I’d let my feelings about Billings contaminate the interview. Big mistake. Time for damage control. I calmly said, “A hundred dollars more if you’ll tell me everything you knew about Christine O’Meara.”
He wiped mustard off his chin with a knuckle—made me wait. But I could tell he was hungry for more than fast food. His gaze never wavered from the fifty dollars in my hand. “You mean tell you more than she was a drunk like me?”
“You two hung out, right? You were friends?”
“Yeah, you could say that. We were both down on our luck, you know? World don’t give you no fair shake when you got a problem. They just throw you in jail every chance they get.”
“She talked to you about her problems?”
“Maybe.” He checked his watch. “I need some time to think about it.”
“You mean time to fabricate a hundred dollars’ worth of information? I prefer we finish this conversation now.”
“That’s a risk you gotta take. I’m in the program, and lying ain’t my thing no more. Right now I have to get back to the job, ’cause I can’t afford to get fired. And you know what? I’m thinking a hundred isn’t enough. I got debts to pay off. I say five is more like it.”
“Sorry, that’s a little much for someone with a faulty memory. I can do two-fifty—but only for something I can use to help me find out what happened to Christine.”
“What about the baby? You want to find out what happened to the kid? Is that what this is about?”
He had me now. I held out the fifty. “Tell me.”
Billings took the money and stuffed the bills in his overalls pocket. “Show me the rest of the money.”
I didn’t have that much cash, and I was sure he didn’t take MasterCard or Visa. “There’s an ATM in your store. I can—”
He licked his lips, glanced across the parking lot. “I’ll get my ass fired if I don’t get working again, and I can’t afford to lose another job. You bring me four hundred dollars later and you get everything I know.”
“You say where and when.”
“My place. Gotta meeting tonight, so it will have to be around ten.”
“Give me your address.” I didn’t want him knowing that I knew where he lived.
He recited the street and apartment number that matched what I already had.
I drove him back to the store and he got out, patting his overalls pocket and smiling. I dumped his trash at the adjacent gas station, then used a sample bottle of Clinique makeup remover I found in my purse to clean chili off my upholstery and my shirtsleeve. Then I took off for my next stop, Murray Motorcycles on Houston’s north side. I checked for a tail often, but freeways are tough. Every car looks almost the same at sixty miles per hour.

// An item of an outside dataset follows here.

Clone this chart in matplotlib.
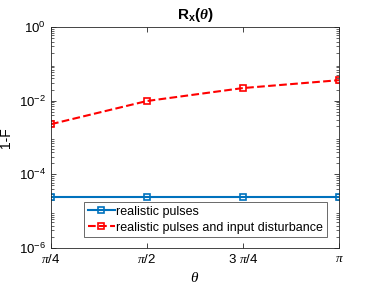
import numpy as np
import matplotlib.pyplot as plt

# data
theta = [np.pi/4, np.pi/2, 3*np.pi/4, np.pi]
xticklabels = [r'$\pi$/4', r'$\pi$/2', r'3 $\pi$/4', r'$\pi$']
realistic = [2.4e-5, 2.4e-5, 2.4e-5, 2.4e-5]
disturbed = [2.3e-3, 9.8e-3, 2.2e-2, 3.6e-2]

plt.rcParams['font.family'] = ['Liberation Sans', 'DejaVu Sans']
plt.rcParams['mathtext.fontset'] = 'custom'
plt.rcParams['mathtext.rm'] = 'Liberation Sans'
plt.rcParams['mathtext.bf'] = 'Liberation Sans:bold'
plt.rcParams['mathtext.it'] = 'Liberation Serif:italic'
plt.rcParams['mathtext.bfit'] = 'Liberation Serif:italic:bold'

fig = plt.figure(figsize=(3.74, 2.86), dpi=100)
ax = fig.add_axes([51/374, 1 - 248/286, 288/374, 221/286])

ax.semilogy(theta, realistic, '-s', color='#0072BD', lw=1.5, ms=4,
            mfc='none', mew=1.2, label='realistic pulses')
ax.semilogy(theta, disturbed, '--s', color='#FF0000', lw=1.5, ms=4,
            mfc='none', mew=1.2, label='realistic pulses and input disturbance')

ax.set_xlim(np.pi/4, np.pi)
ax.set_ylim(1e-6, 1)
ax.set_xticks(theta)
ax.set_xticklabels(xticklabels)
ax.set_yticks([1e-6, 1e-4, 1e-2, 1])
ax.tick_params(labelsize=9.5, direction='in', top=True, right=True, color='#262626', width=0.6)
ax.tick_params(which='minor', direction='in', right=True, color='#262626', width=0.5)
for s in ax.spines.values():
    s.set_color('#262626')
    s.set_linewidth(0.6)

ax.set_xlabel(r'$\theta$', fontsize=11)
ax.set_ylabel('1-F', fontsize=10)
ax.set_title(r'$\mathbf{R}_{\mathbf{x}}\mathbf{(}\boldsymbol{\theta}\mathbf{)}$', fontsize=11)

leg = ax.legend(loc='lower right', bbox_to_anchor=(0.98, 0.02), fontsize=9,
                fancybox=False, edgecolor='#262626', handlelength=2.2, numpoints=1,
                borderpad=0.3, labelspacing=0.3, handletextpad=0.1)
leg.get_frame().set_linewidth(0.6)

fig.savefig('out.png', dpi=100)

On my way there, I called DeShay and told him about Billings.
“I don’t like this, Abby,” he said.
“I don’t either. That’s why I hope you’ll come with me tonight. But not with your badge on your belt or your gun bulging. I get the feeling he won’t say anything if he knows you’re a cop.”
“I’m your boyfriend then, or I’m your brother—no, that won’t work, will it?”
We both laughed, and I said, “Not unless I spend the rest of the day at a tanning bed. But seriously, can you wait outside?”
“Only if you’re wired, and that would take some paperwork and the agreement of one irritable, temporary partner named White.”
I sighed. “Okay, you’re my boyfriend, but you’d better be good at playacting. I mean, Billings tells me you cops threw the poor man in jail time after time when all he needed was a little love to get over his problem.”
DeShay said, “Then please give me a chance to apologize for the entire department and the city of Houston after he spills what he knows about Christine.”